The former Overbrook Municipal Building is located at 2410 Saw Mill Run Boulevard in the Overbrook neighborhood of Pittsburgh, Pennsylvania. The building was designed by architect Louis Stevens in the Colonial Revival style and was built in 1927-28.

== History ==
The Borough of Overbrook separated from Baldwin Township and became independent in 1919. Not long after that, in 1927, the idea for a municipal building arose. The construction for the building was completed in 1929 and was met with impressive celebrations in the community. The borough invited 240 organizations to participate in a parade celebrating the finished building and people lined the streets to watch. The building originally served as home to the Borough Council and offices, as well as the municipal police forces and fire department. This use was short lived though, as in 1929 the residents of Overbrook voted in favor of being annexed into the City of Pittsburgh. After the annexation the building continued to serve the community as a firehouse. Renovations occurred and from 1930 to 1999 it became Engine Company No. 59. Following decommission the building was renamed the Accamando Center, and it serves as a community and recreation center maintained and owned by the City of Pittsburgh. The building was nominated in 2017 to become a City Historic Landmark by Preservation Pittsburgh.

== Architecture ==
The former Overbrook Municipal Building was designed by renowned Pittsburgh architect Louis Stevens, known mainly for his residential work in and around the city. The building was designed mainly in the Colonial Revival style, and is made of masonry and stone. The primary façade is divided into three symmetrical bays. The central bay is the largest and is two stories.

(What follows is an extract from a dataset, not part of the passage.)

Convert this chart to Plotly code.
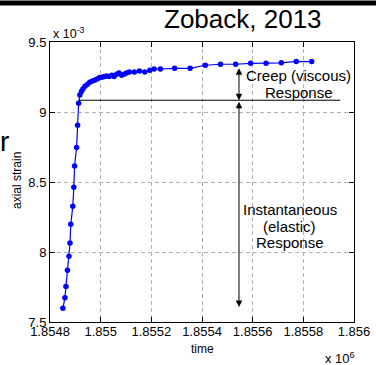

The first story is notable for its sizable wooden paneled garage door, and the second story has two symmetrical windows to the left and right of a door with a small stone balcony. The left and right bays are identical to one another, each containing a framed doorway on the first floor, and a window on the second floor. This front façade symmetry was one of the typical design elements in the Colonial Revival style. The Colonial Revival style was commonly used for public buildings such as government offices, post offices, libraries, schools, banks, and churches. Despite this, other examples of this architectural style are relatively rare within the City of Pittsburgh.